GIVEN TASK :: Exactly the lines from the start of the data below through the line that contains "Senior: '#4BACC6', Lead: '#AACEDD'" are to be copied, with pictures left out.

DATA SHOWN ::
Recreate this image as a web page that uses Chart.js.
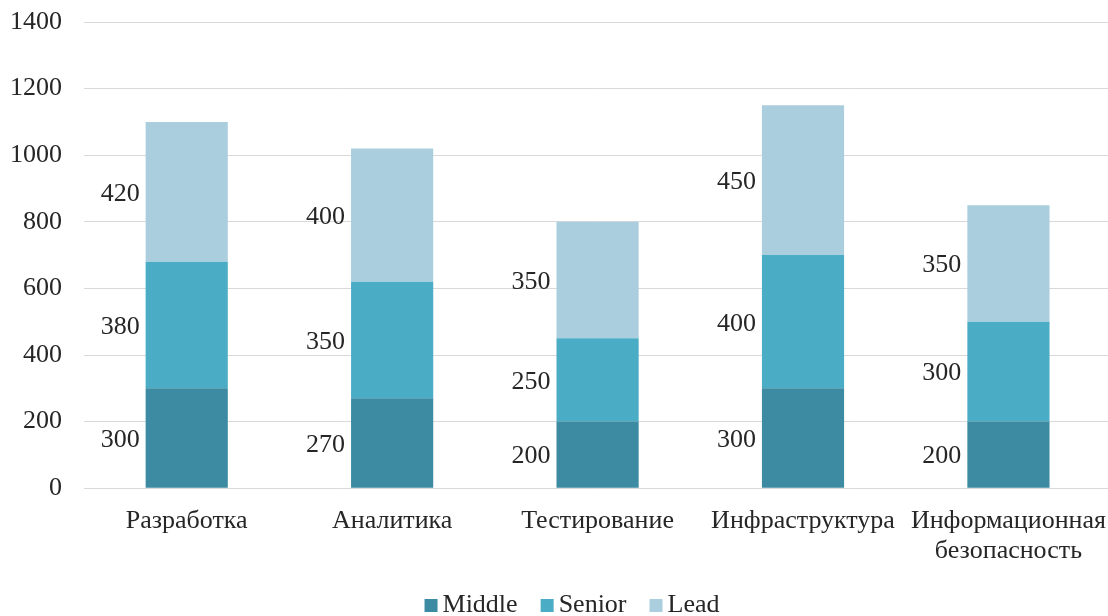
<!DOCTYPE html>
<html>
<head>
<meta charset="utf-8">
<script src="https://cdn.jsdelivr.net/npm/chart.js@4/dist/chart.umd.min.js"></script>
<style>
  html, body { margin: 0; padding: 0; background: #fff; overflow: hidden; }
  #wrap { position: relative; width: 1116px; height: 616px; }
</style>
</head>
<body>
<div id="wrap"><canvas id="chart"></canvas></div>
<script>
// Staff by seniority level in each department
const categories = ['Разработка', 'Аналитика', 'Тестирование', 'Инфраструктура', ['Информационная', 'безопасность']];
const middle = [300, 270, 200, 300, 200];
const senior = [380, 350, 250, 400, 300];
const lead   = [420, 400, 350, 450, 350];
const yTicks = [0, 200, 400, 600, 800, 1000, 1200, 1400];

const FONT = 'Liberation Serif';
const TEXT = '#262626';
const COLORS = { Middle: '#3C8BA2', Senior: '#4BACC6', Lead: '#AACEDD' };

// Value labels placed to the left of each stacked segment
const segmentLabels = {
  id: 'segmentLabels',
  afterDatasetsDraw(chart) {
    const ctx = chart.ctx;
    ctx.save();
    ctx.font = '26px "' + FONT + '"';
    ctx.fillStyle = TEXT;
    ctx.textAlign = 'right';
    ctx.textBaseline = 'middle';
    chart.data.datasets.forEach((ds, di) => {
      chart.getDatasetMeta(di).data.forEach((bar, i) => {
        const left = bar.x - bar.width / 2;
        ctx.fillText(String(ds.data[i]), left - 6, (bar.y + bar.base) / 2 + 2);
      });
    });
    ctx.restore();
  }
};

// Compact legend row under the axis labels
const bottomLegend = {
  id: 'bottomLegend',
  afterDraw(chart) {
    const ctx = chart.ctx;
    ctx.save();
    ctx.font = '26px "' + FONT + '"';
    ctx.textBaseline = 'middle';
    const box = 13, gap = 5, spacing = 23;
    const items = chart.data.datasets.map(ds => ({ text: ds.label, color: ds.backgroundColor, w: ctx.measureText(ds.label).width }));
    const total = items.reduce((s, it) => s + box + gap + it.w, 0) + spacing * (items.length - 1);
    let x = 572 - total / 2;
    const y = 605;
    items.forEach(it => {
      ctx.fillStyle = it.color;
      ctx.fillRect(x, y - 6, box, box);
      ctx.fillStyle = TEXT;
      ctx.textAlign = 'left';
      ctx.fillText(it.text, x + box + gap, y);
      x += box + gap + it.w + spacing;
    });
    ctx.restore();
  }
};

new Chart(document.getElementById('chart'), {
  type: 'bar',
  data: {
    labels: categories,
    datasets: [
      { label: 'Middle', data: middle, backgroundColor: COLORS.Middle },
      { label: 'Senior', data: senior, backgroundColor: COLORS.Senior },
      { label: 'Lead',   data: lead,   backgroundColor: COLORS.Lead }
    ]
  },
  options: {
    responsive: true,
    maintainAspectRatio: false,
    animation: false,
    devicePixelRatio: 1,
    layout: { padding: { top: 22, left: 10, right: 0, bottom: 40 } },
    datasets: { bar: { categoryPercentage: 1, barPercentage: 0.4, borderWidth: 0 } },
    plugins: { legend: { display: false }, tooltip: { enabled: false } },
    scales: {
      x: {
        stacked: true,
        grid: { display: false },
        border: { display: false },
        ticks: {
          color: TEXT,
          padding: 10,
          maxRotation: 0,
          autoSkip: false,
          font: { family: FONT, size: 26, lineHeight: 1.15 }
        }
      },
      y: {
        stacked: true,
        min: 0,
        max: 1400,
        afterBuildTicks(scale) { scale.ticks = yTicks.map(v => ({ value: v })); },
        grid: { color: '#D9D9D9', lineWidth: 1, drawTicks: true, tickLength: 22, tickColor: 'rgba(0,0,0,0)' },
        border: { display: false },
        ticks: {
          color: TEXT,
          padding: 0,
          font: { family: FONT, size: 26 },
          callback: v => String(v)
        }
      }
    }
  },
  plugins: [segmentLabels, bottomLegend]
});
</script>
</body>
</html>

SOLUTION FOR THIS TASK ::
Recreate this image as a web page that uses Chart.js.
<!DOCTYPE html>
<html>
<head>
<meta charset="utf-8">
<script src="https://cdn.jsdelivr.net/npm/chart.js@4/dist/chart.umd.min.js"></script>
<style>
  html, body { margin: 0; padding: 0; background: #fff; overflow: hidden; }
  #wrap { position: relative; width: 1116px; height: 616px; }
</style>
</head>
<body>
<div id="wrap"><canvas id="chart"></canvas></div>
<script>
// Staff by seniority level in each department
const categories = ['Разработка', 'Аналитика', 'Тестирование', 'Инфраструктура', ['Информационная', 'безопасность']];
const middle = [300, 270, 200, 300, 200];
const senior = [380, 350, 250, 400, 300];
const lead   = [420, 400, 350, 450, 350];
const yTicks = [0, 200, 400, 600, 800, 1000, 1200, 1400];

const FONT = 'Liberation Serif';
const TEXT = '#262626';
const COLORS = { Middle: '#3C8BA2', Senior: '#4BACC6', Lead: '#AACEDD' };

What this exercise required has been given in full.